The notion that Tolkien wrote in an intentionally archaic fashion is probably the biggest fanboy retcon I've ever seen. For as good as he was at world building and crafting a compelling narrative, he was objectively bad at writing prose. And the latter isn't a function of the former; even The Hobbit, which was written before he conceived of the series, isn't particularly well written. LOTR isn't a chore to get through because it's long and dense with lore, it's difficult to get through because he can't pace the reader through it.

 

I'm not quite sure why you're picking this particular fight, but game on. :p 


First it's a bit bizarre to me that you say he's good at worldbuilding and crafting a compelling narrative but that he's "objectively bad at writing prose". Besides not being sure how one objectively measures prose quality, as @number305 pointed out his writing has received mountains of accolades over decades. It's cool if you don't like it.

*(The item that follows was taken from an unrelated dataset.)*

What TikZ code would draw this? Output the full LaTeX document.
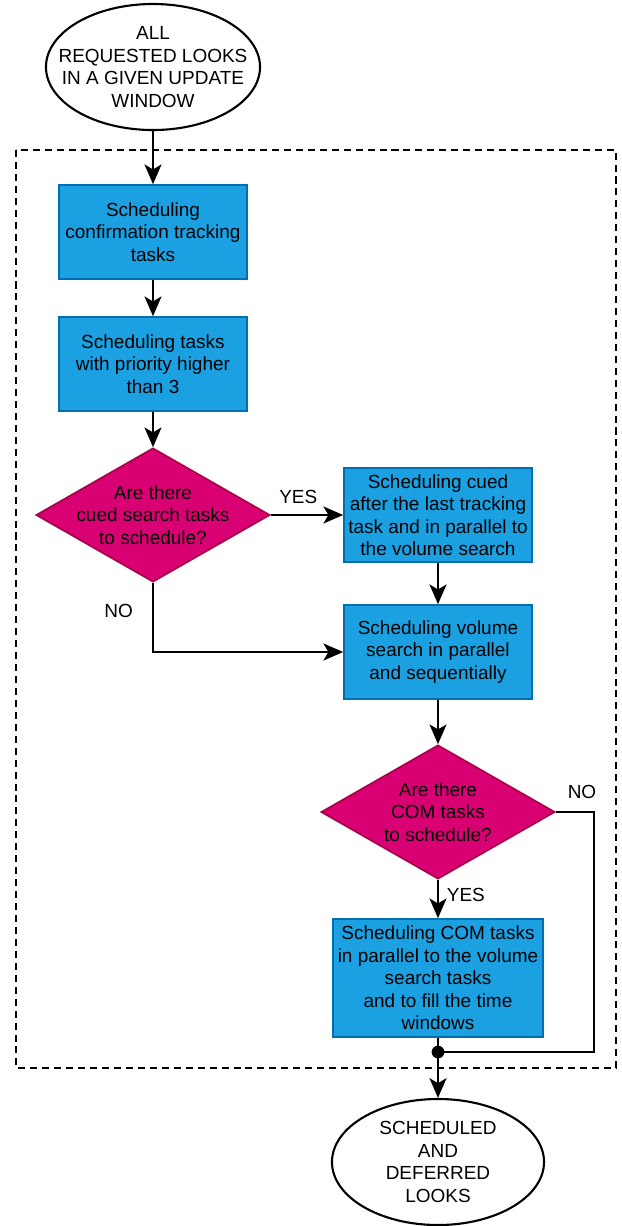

But to say "he was objectively bad at writing prose"? :raisedbrow:

 

I'm also not sure why you object to my usage of "archaic". Tolkien explicitly stated he wrote them partly to be an English mythology (see letter 131 in The Letters of J.R.R. Tolkien). But even just looking at the texts themselves, Tolkien named many things in his world specifically based on archaic English words: Brandywine (brandy), Tom Bombadil (braggart), Harfoots (hairy foot),  Éowyn (horse-joy), Frodo (old-wise).... And besides this penchant for using old word roots to name things (he was a philologist after all :thinking:), he used many archaic words in general in his writing, in fact. He very clearly did write in an intentionally archaic style, and I was simply pointing out that this might put some people off. Did you misunderstand what I meant?